FARO-RndR 2: artsen en letselschade

Pagina aangepast: 21 februari 2024

Niemand weet beter hoe ziek hij zich voelt dan de zieke zelf. Toch hebben wij als samenleving de arts de autoriteit gegeven om te bepalen of iemand ‘echt’ ziek is. Een invalidenparkeerkaart, een arbeidsongeschiktheidsuitkering of een verblijf in Villa Pardoes: zonder doktersverklaring kun je ernaar fluiten.
Uit: Je bent pas ziek als de dokter iets kan vinden.
Trouw, 27 maart 2022

Extra problematisch om tot een juiste diagnose te komen, is dat artsen een inspanningsverplichting hebben, geen resultaatsverplichting.
Bron: De Geschillencommissie, uitspraak in 2020

Artsen lijken problemen te hebben om te gaan met hun, ook juridische, rol bij letsel na een ongeval.
Dit is niet alleen mijn ervaring:

“Traumatisch vertebrobasilair letsel is meestal te wijten aan auto-ongevallen; de diagnose wordt vaak gemist, deels vanwege de vertraging tussen letsel en het begin van de symptomen en, gedeeltelijk, veronderstellen we, vanwege terughoudendheid van artsen om medisch-juridisch betrokken te raken.”
Vertaald door mij uit: PubMed.gov, 2003


Eigen ervaring in 1995 (uit mijn boek)
Weer bij de ziekenhuisarts

De dag na deze keuring heb ik de derde afspraak met de arts over mijn heupproblemen. Mijn advocate heeft hem inmiddels een brief gestuurd met wat vragen. De antwoorden op deze vragen heeft zij nodig voor mijn letselschaderegeling. Zo positief als de eerste twee gesprekken waren, zo negatief is het gesprek nu. De arts reageert erg bot en zegt nu dat er eigenlijk niets aan de hand is met mijn heup en ik dat hele Faro-gedoe maar eens achter me moet laten en er mee moet leren leven. Verbijsterd staan we binnen twee minuten weer buiten. Ik sta bijna te janken in de hal van het ziekenhuis. Yvonne loopt nog terug om te proberen met de arts te praten, maar dat lukt niet.
Naschrift 2022:
Dit was ook een hele domme actie van mijn letselschade-advocaat: rechtstreeks een vraag stellen aan een arts. De advocaat had hiervoor een medisch adviseur o.i.d. moeten inschakelen. Misschien dat artsen onderling iets beter communiceren.

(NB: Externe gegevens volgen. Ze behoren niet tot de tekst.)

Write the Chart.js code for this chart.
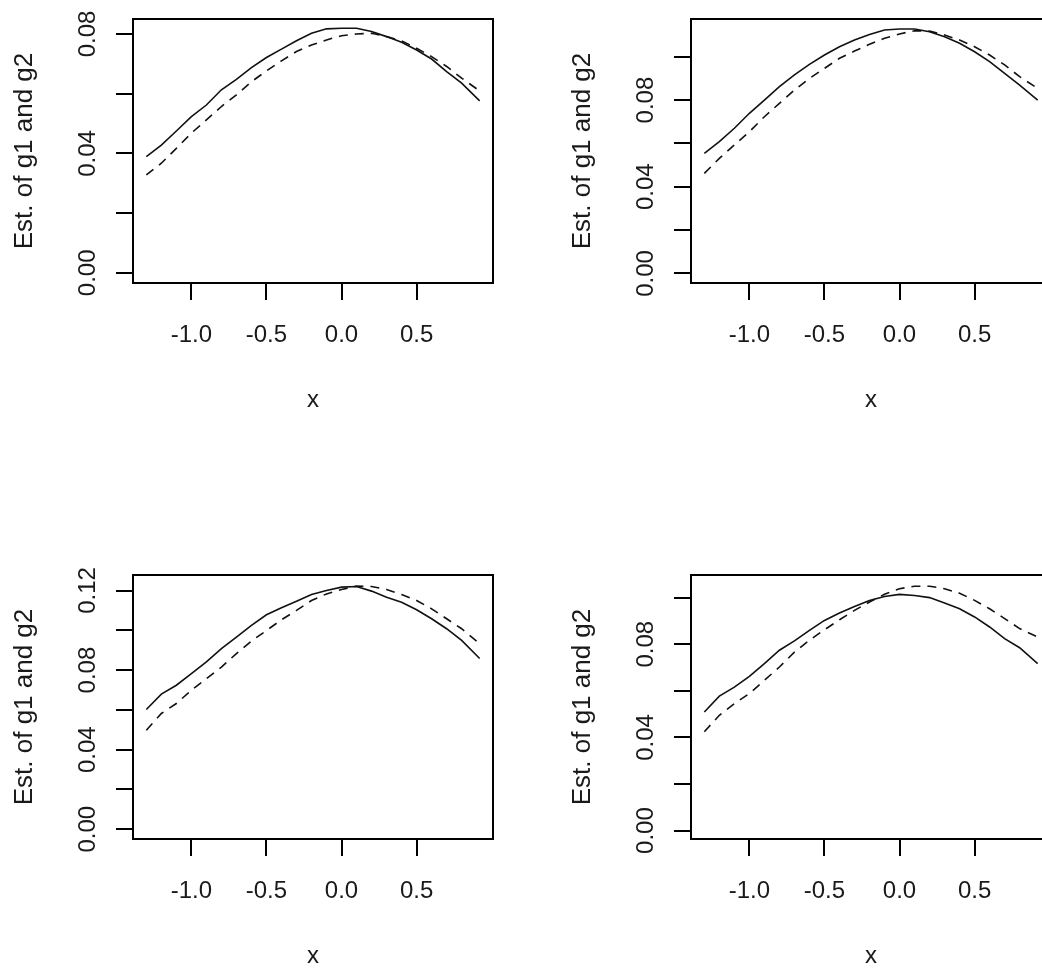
<!DOCTYPE html>
<html>
<head>
<meta charset="utf-8">
<script src="https://cdn.jsdelivr.net/npm/chart.js@4/dist/chart.umd.min.js"></script>
<style>
    html, body { margin: 0; padding: 0; background: #fff; overflow: hidden; }
    #figure { position: relative; width: 1042px; height: 971px; overflow: hidden; background: #fff; }
    #figure canvas { position: absolute; }
</style>
</head>
<body>
<div id="figure">
    <canvas id="panel1" width="521" height="420" style="left:0px;top:0px"></canvas>
    <canvas id="panel2" width="521" height="420" style="left:558px;top:0px"></canvas>
    <canvas id="panel3" width="521" height="420" style="left:0px;top:556px"></canvas>
    <canvas id="panel4" width="521" height="420" style="left:558px;top:556px"></canvas>
</div>
<script>
// x grid shared by all four panels
let xValues = [-1.3, -1.2, -1.1, -1.0, -0.9, -0.8, -0.7, -0.6, -0.5, -0.4, -0.3, -0.2, -0.1, 0.0, 0.1, 0.2, 0.3, 0.4, 0.5, 0.6, 0.7, 0.8, 0.92];

// panel 1 (top left)
let g1Panel1 = [0.0389, 0.0428, 0.0475, 0.0523, 0.0562, 0.0613, 0.0648, 0.0687, 0.0721, 0.0749, 0.0777, 0.0802, 0.0817, 0.0819, 0.0819, 0.0808, 0.0791, 0.0772, 0.0746, 0.0716, 0.0674, 0.0635, 0.0576];
let g2Panel1 = [0.0328, 0.0367, 0.0417, 0.0468, 0.0512, 0.0557, 0.0596, 0.0640, 0.0676, 0.0710, 0.0741, 0.0763, 0.0780, 0.0794, 0.0800, 0.0802, 0.0791, 0.0777, 0.0752, 0.0724, 0.0691, 0.0652, 0.0609];

// panel 2 (top right)
let g1Panel2 = [0.0554, 0.0608, 0.0670, 0.0739, 0.0800, 0.0862, 0.0916, 0.0965, 0.1008, 0.1046, 0.1077, 0.1103, 0.1123, 0.1128, 0.1128, 0.1115, 0.1092, 0.1062, 0.1023, 0.0977, 0.0923, 0.0869, 0.0800];
let g2Panel2 = [0.0462, 0.0531, 0.0593, 0.0654, 0.0723, 0.0785, 0.0846, 0.0900, 0.0946, 0.0993, 0.1026, 0.1057, 0.1085, 0.1105, 0.1120, 0.1118, 0.1100, 0.1077, 0.1046, 0.1008, 0.0962, 0.0908, 0.0854];

// panel 3 (bottom left)
let g1Panel3 = [0.0602, 0.0679, 0.0724, 0.0782, 0.0841, 0.0908, 0.0966, 0.1025, 0.1078, 0.1113, 0.1146, 0.1180, 0.1200, 0.1217, 0.1220, 0.1197, 0.1166, 0.1141, 0.1103, 0.1058, 0.1008, 0.0949, 0.0858];
let g2Panel3 = [0.0498, 0.0582, 0.0632, 0.0699, 0.0757, 0.0815, 0.0883, 0.0946, 0.0999, 0.1053, 0.1100, 0.1150, 0.1183, 0.1205, 0.1222, 0.1220, 0.1205, 0.1180, 0.1150, 0.1108, 0.1058, 0.1008, 0.0933];

// panel 4 (bottom right)
let g1Panel4 = [0.0509, 0.0577, 0.0616, 0.0662, 0.0717, 0.0774, 0.0814, 0.0859, 0.0902, 0.0934, 0.0962, 0.0988, 0.1005, 0.1014, 0.1009, 0.1000, 0.0977, 0.0952, 0.0917, 0.0874, 0.0824, 0.0785, 0.0717];
let g2Panel4 = [0.0424, 0.0495, 0.0545, 0.0588, 0.0645, 0.0702, 0.0766, 0.0817, 0.0862, 0.0905, 0.0945, 0.0981, 0.1014, 0.1038, 0.1049, 0.1049, 0.1038, 0.1019, 0.0988, 0.0952, 0.0910, 0.0867, 0.0831];

// axes
let xTicks = [-1.0, -0.5, 0.0, 0.5];
let xTickLabels = ['-1.0', '-0.5', '0.0', '0.5'];
let xLimits = [-1.3888, 1.0088];

let yTicksShort = [0, 0.02, 0.04, 0.06, 0.08];
let yLabelsShort = ['0.00', '', '0.04', '', '0.08'];
let yTicksMid = [0, 0.02, 0.04, 0.06, 0.08, 0.10];
let yLabelsMid = ['0.00', '', '0.04', '', '0.08', ''];
let yTicksLong = [0, 0.02, 0.04, 0.06, 0.08, 0.10, 0.12];
let yLabelsLong = ['0.00', '', '0.04', '', '0.08', '', '0.12'];

let yLimits1 = [-0.0034, 0.0850];
let yLimits2 = [-0.0044, 0.1174];
let yLimits3 = [-0.0049, 0.1278];
let yLimits4 = [-0.0036, 0.1097];

let xTitle = 'x';
let yTitle = 'Est. of g1 and g2';

let textColor = '#1a1a1a';
let fontFamily = '"Liberation Sans", Arial, sans-serif';

// R style box round the plot region
let boxPlugin = {
    id: 'box',
    afterDraw(chart) {
        let a = chart.chartArea;
        let ctx = chart.ctx;
        ctx.save();
        ctx.strokeStyle = '#000';
        ctx.lineWidth = 2;
        ctx.strokeRect(a.left, a.top, a.right - a.left, a.bottom - a.top);
        ctx.restore();
    }
};

function toPoints(values) {
    return values.map((v, i) => ({ x: xValues[i], y: v }));
}

function drawPanel(canvasId, g1, g2, yTicks, yLabels, yLimits) {
    let canvas = document.getElementById(canvasId);
    let ctx = canvas.getContext('2d');
    new Chart(ctx, {
        type: 'line',
        data: {
            datasets: [{
                label: 'g1',
                data: toPoints(g1),
                borderColor: '#111',
                borderWidth: 1.6,
                pointRadius: 0,
                tension: 0,
                fill: false
            }, {
                label: 'g2',
                data: toPoints(g2),
                borderColor: '#111',
                borderWidth: 1.6,
                borderDash: [9, 7],
                pointRadius: 0,
                tension: 0,
                fill: false
            }]
        },
        options: {
            responsive: false,
            animation: false,
            devicePixelRatio: 1,
            layout: { padding: { top: 19, right: 28, bottom: 0, left: 0 } },
            plugins: {
                legend: { display: false },
                tooltip: { enabled: false }
            },
            scales: {
                x: {
                    type: 'linear',
                    position: 'bottom',
                    min: xLimits[0],
                    max: xLimits[1],
                    afterBuildTicks: axis => { axis.ticks = xTicks.map(v => ({ value: v })); },
                    afterFit: axis => { axis.height = 137; },
                    border: { display: true, color: '#000', width: 2 },
                    grid: { drawOnChartArea: false, drawTicks: true, tickLength: 17, color: '#000', lineWidth: 2 },
                    ticks: {
                        padding: 21,
                        maxRotation: 0,
                        autoSkip: false,
                        color: textColor,
                        font: { family: fontFamily, size: 24 },
                        callback: (value, index) => xTickLabels[index]
                    },
                    title: {
                        display: true,
                        text: xTitle,
                        color: textColor,
                        font: { family: fontFamily, size: 24 },
                        padding: { top: 0, bottom: 5 }
                    }
                },
                y: {
                    type: 'linear',
                    position: 'left',
                    min: yLimits[0],
                    max: yLimits[1],
                    afterBuildTicks: axis => { axis.ticks = yTicks.map(v => ({ value: v })); },
                    afterFit: axis => { axis.width = 133; },
                    border: { display: true, color: '#000', width: 2 },
                    grid: { drawOnChartArea: false, drawTicks: true, tickLength: 17, color: '#000', lineWidth: 2 },
                    ticks: {
                        padding: 4,
                        minRotation: 90,
                        maxRotation: 90,
                        crossAlign: 'center',
                        autoSkip: false,
                        color: textColor,
                        font: { family: fontFamily, size: 24 },
                        callback: (value, index) => yLabels[index]
                    },
                    title: {
                        display: true,
                        text: yTitle,
                        color: textColor,
                        font: { family: fontFamily, size: 26 },
                        padding: { top: 9, bottom: 0 }
                    }
                }
            }
        },
        plugins: [boxPlugin]
    });
}

drawPanel('panel1', g1Panel1, g2Panel1, yTicksShort, yLabelsShort, yLimits1);
drawPanel('panel2', g1Panel2, g2Panel2, yTicksMid, yLabelsMid, yLimits2);
drawPanel('panel3', g1Panel3, g2Panel3, yTicksLong, yLabelsLong, yLimits3);
drawPanel('panel4', g1Panel4, g2Panel4, yTicksMid, yLabelsMid, yLimits4);
</script>
</body>
</html>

Het F-woord proberen te vermijden bij artsen en anderen

Zoals ik ook in mijn boek beschrijf, vermijd ik na deze ervaring zoveel als mogelijk het F-woord (FARO) bij artsen en anderen.
Dit is natuurlijk niet mogelijk, want mijn wezenlijke klachten zijn ontstaan dóór en ná FARO.
Het lijkt erop dat FARO voor veel artsen een indicatie is voor verzekerings-gedoe waar ze niet mee te maken willen krijgen en dat FARO zelfs een contra-indicatie is voor het bestaan van letsel; laat staan voor de gevolgen van letsel. Alsof ik (onbewust) wil profiteren van de crash: ziektewinst!

Meer over ziektewinst:
uit rapport WODC, 2007, en
– column 2023: ziektewinst of therapeutenwinst

Omdraaiing van bewijslast?
Nu moet ‘het slachtoffer’ (en daarmee de behandelend arts) ‘bewijzen’ wat de gevolgen zijn. Dat legt een grote druk op beiden. Juist ook omdat er ook in de medische wereld zoveel onzeker is.
Mijn idee is om de bewijslast om te draaien: de behandelend arts stelt naar professioneel eer en geweten een diagnose / bepaalt een behandeling. Indien de ‘verzekeraar’ het hier niet mee eens is, zal een keuringsarts onomstotelijk moeten aantonen wat er wel speelt.
Het voordeel hiervan is dat het nu voor de verzekeraars de moeite gaat lonen om hun kennis en kunde in te zetten voor de verbetering van De Zorg als geheel.

Tenslotte:
Zorgt de belangrijke rol van (behandelend en keurende) artsen, psychologen en psychiaters in de juridische nasleep van de crash voor (onnodige?) medicalisering, en daarmee mogelijk verergering van klachten en gevolgen?